[vorbis] International Standard Recording Code

Moritz Grimm maxx at kolabore.de
Wed Feb 7 08:31:59 PST 2001



Hi!

First, here's some background information: Some friends and I are making
music with our computers for some years now. We release our tracks on
the Internet for free for private use, both in the original module
format and currently MP3. Within the next weeks or months (depending on
the leisure time i get), our web site www.kolabore.de will be vorbisised
for reasons I won't have to explain in here. :)

While we definitely plan to continue releasing our music without asking
money for it from private persons that have internet access, we're also
interested in protecting and commercially distributing it through the
label we're currently building up. Therefore, I got us an ISRC
Registrant Code.

The ISRC contains 12 characters and is built up like this one:

     DE             R46             01                00001

Country Code     Registrant   Year of Reference    5 numbers to
(ISO, 2 chars)   (3 chars)    (2 numbers, 01	   identify the
                              means 2001)	   recording

The registrant code can be something between (including) 001 and ZZZ.
The year of reference is the year in which the ISRC was assigned to a
recording.

Currently, the ISRC only identifies recordings (both audio and
audio/video), but it is also supposed to replace the fearsome label code
within the next 3 to 5 years.

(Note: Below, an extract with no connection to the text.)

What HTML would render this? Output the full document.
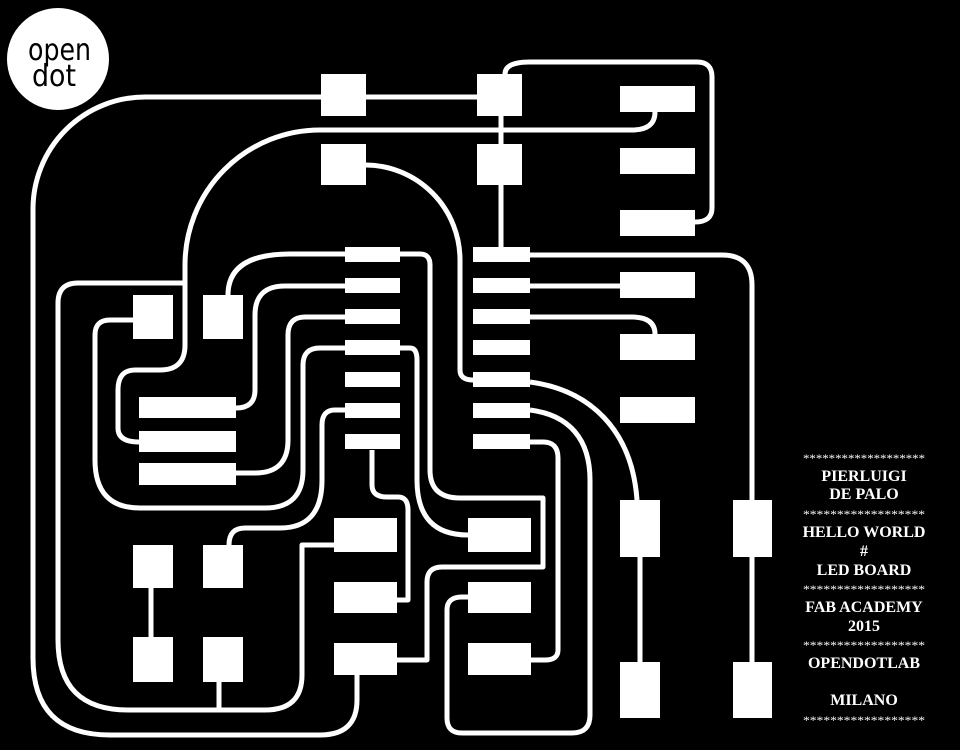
<!DOCTYPE html>
<html><head><meta charset="utf-8"><style>
html,body{margin:0;padding:0;background:#000;}
svg{display:block;}
</style></head><body>
<svg width="960" height="750" viewBox="0 0 960 750" xmlns="http://www.w3.org/2000/svg">
<rect width="960" height="750" fill="#000"/>
<circle cx="58" cy="59" r="51" fill="#fff"/>
<text x="28" y="60" font-family="DejaVu Sans, sans-serif" font-size="30" fill="#000" textLength="63" lengthAdjust="spacingAndGlyphs">open</text>
<text x="32" y="86" font-family="DejaVu Sans, sans-serif" font-size="30" fill="#000" textLength="44" lengthAdjust="spacingAndGlyphs">dot</text>
<g fill="none" stroke="#fff" stroke-width="5" stroke-linecap="butt" stroke-linejoin="round">
<path d="M321,97 H145 A112,112 0 0 0 33,209 V658 Q33,735 110,735 H320 Q357,735 357,700 V675"/>
<path d="M366,97 H477"/>
<path d="M505,74 Q505,62 530,62 H697 Q712,62 712,77 V208 Q712,222 695,222"/>
<path d="M655,112 Q655,130 632,130 H320 A135,135 0 0 0 185,265 V345 Q185,370 160,370 H135 Q118,370 118,390 V428 Q118,442 139,442"/>
<path d="M185,283 H78 Q58,283 58,303 V640 Q58,710 128,710 H265 Q302,710 302,675 V545 H334"/>
<path d="M219,682 V710"/>
<path d="M151,588 V637"/>
<path d="M133,320 H110 Q95,320 95,335 V460 Q95,508 140,508 H265 Q303,508 303,470 V365 Q303,348 320,348 H345"/>
<path d="M345,254 H290 Q228,254 228,295"/>
<path d="M345,286 H285 Q255,286 255,315 V390 Q255,408 236,408"/>
<path d="M345,317 H305 Q288,317 288,335 V440 Q288,473 255,473 H236"/>
<path d="M345,410 H335 Q322,410 322,425 V480 Q322,528 280,528 H245 Q229,528 229,545"/>
<path d="M400,254 H420 Q430,254 430,265 V470 Q430,498 460,498 H543 V567 H442 Q427,567 427,582 V660 H397"/>
<path d="M400,348 H410 Q417,348 417,360 V480 Q417,535 468,535"/>
<path d="M372,450 V485 Q372,497 387,497 H398 Q408,497 408,510 V600 H397"/>
<path d="M366,165 A95,95 0 0 1 460,260 V370 Q460,380 473,380"/>
<path d="M501,116 V247"/>
<path d="M530,255 H722 Q752,255 752,285 V718"/>
<path d="M530,286 H620"/>
<path d="M530,317 H632 Q655,317 655,334"/>
<path d="M530,382 C590,390 632,430 637,500"/>
<path d="M640,557 V662"/>
<path d="M530,410 C570,415 590,440 590,480 V715 Q590,733 572,733 H462 Q447,733 447,718 V610 Q447,597 462,597 H468"/>
<path d="M530,442 H543 Q558,442 558,458 V650 Q558,660 545,660 H531"/>
</g>
<g fill="#fff">
<rect x="321" y="74" width="45" height="42"/>
<rect x="477" y="74" width="45" height="42"/>
<rect x="321" y="144" width="45" height="41"/>
<rect x="477" y="144" width="45" height="41"/>
<rect x="620" y="86" width="75" height="26"/>
<rect x="620" y="148" width="75" height="26"/>
<rect x="620" y="210" width="75" height="26"/>
<rect x="620" y="272" width="75" height="26"/>
<rect x="620" y="334" width="75" height="26"/>
<rect x="620" y="397" width="75" height="26"/>
<rect x="345" y="247" width="55" height="15"/>
<rect x="345" y="278" width="55" height="15"/>
<rect x="345" y="309" width="55" height="15"/>
<rect x="345" y="340" width="55" height="15"/>
<rect x="345" y="372" width="55" height="15"/>
<rect x="345" y="403" width="55" height="15"/>
<rect x="345" y="434" width="55" height="15"/>
<rect x="473" y="247" width="57" height="15"/>
<rect x="473" y="278" width="57" height="15"/>
<rect x="473" y="309" width="57" height="15"/>
<rect x="473" y="340" width="57" height="15"/>
<rect x="473" y="372" width="57" height="15"/>
<rect x="473" y="403" width="57" height="15"/>
<rect x="473" y="434" width="57" height="15"/>
<rect x="133" y="295" width="40" height="44"/>
<rect x="203" y="295" width="40" height="44"/>
<rect x="139" y="397" width="97" height="21"/>
<rect x="139" y="431" width="97" height="21"/>
<rect x="139" y="463" width="97" height="22"/>
<rect x="133" y="545" width="40" height="43"/>
<rect x="203" y="545" width="40" height="43"/>
<rect x="133" y="637" width="40" height="45"/>
<rect x="203" y="637" width="40" height="45"/>
<rect x="334" y="518" width="63" height="34"/>
<rect x="334" y="582" width="63" height="31"/>
<rect x="334" y="643" width="63" height="32"/>
<rect x="468" y="518" width="63" height="34"/>
<rect x="468" y="582" width="63" height="31"/>
<rect x="468" y="643" width="63" height="32"/>
<rect x="620" y="500" width="40" height="57"/>
<rect x="620" y="662" width="40" height="56"/>
<rect x="733" y="500" width="39" height="57"/>
<rect x="733" y="662" width="39" height="56"/>
</g>
<g fill="#fff" font-family="Liberation Serif, serif" text-anchor="middle">
<text x="864" y="462" font-size="12" textLength="122" lengthAdjust="spacingAndGlyphs">*******************</text>
<text x="864" y="481" font-size="16" font-weight="bold">PIERLUIGI</text>
<text x="864" y="499" font-size="16" font-weight="bold">DE PALO</text>
<text x="864" y="518" font-size="12" textLength="122" lengthAdjust="spacingAndGlyphs">******************</text>
<text x="864" y="537" font-size="16" font-weight="bold">HELLO WORLD</text>
<text x="864" y="556" font-size="16" font-weight="bold">#</text>
<text x="864" y="575" font-size="16" font-weight="bold">LED BOARD</text>
<text x="864" y="593" font-size="12" textLength="122" lengthAdjust="spacingAndGlyphs">******************</text>
<text x="864" y="612" font-size="16" font-weight="bold">FAB ACADEMY</text>
<text x="864" y="631" font-size="16" font-weight="bold">2015</text>
<text x="864" y="649" font-size="12" textLength="122" lengthAdjust="spacingAndGlyphs">******************</text>
<text x="864" y="668" font-size="16" font-weight="bold">OPENDOTLAB</text>
<text x="864" y="705" font-size="16" font-weight="bold">MILANO</text>
<text x="864" y="724" font-size="12" textLength="122" lengthAdjust="spacingAndGlyphs">******************</text>
</g>
</svg>
</body></html>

It is quite important for the music
industry, because it is designed for every digital media (especially
CD-A, where it is placed in the Q-Channel) and (will) allow(s) to
determine, which artists have to be compensated, e.g. for digital radio
or internet broadcasting. The ISRC together with OGG doesn't make free
music (or videoclips) less free, but it helps artists to be compensated
without forcing anybody to use these sucky codecs the music industry
would like to see.

IMHO, OGG should be capable to store the ISRC somewhere else than the
comment string, though. It would be pretty great if there was a reserved
place for it, similar to the ARTIST or TITLE field. This would have
several advantages:

- Users that want to read the blahblah the author or provider of the
file writes into the comments usually don't want to see some strange
numbers.
- Software that makes use of the ISRC can read it easily because the
field has a name it can look for.
- The ISRC field has a fixed format: 12 characters, the first 5 are
alphanumeric, the remaining 7 are only numbers. A good way to detect and
prevent errors.

I really hope that this could be achieved without changing the format
and/or making current decoders useless. I doubt that the ISRC is worth
that effort, but if not, implementing it would be great.

Please let me know what you think about it and if there are any
questions left, I'll do my best to answer them.

Bye,

Moritz

P.S.: FYI, the visual representation of the ISRC is also standardized.
The upper example would be "ISRC DE-R46-01-00001", of course without the
quotes. Note the preceding "ISRC" and the dashes.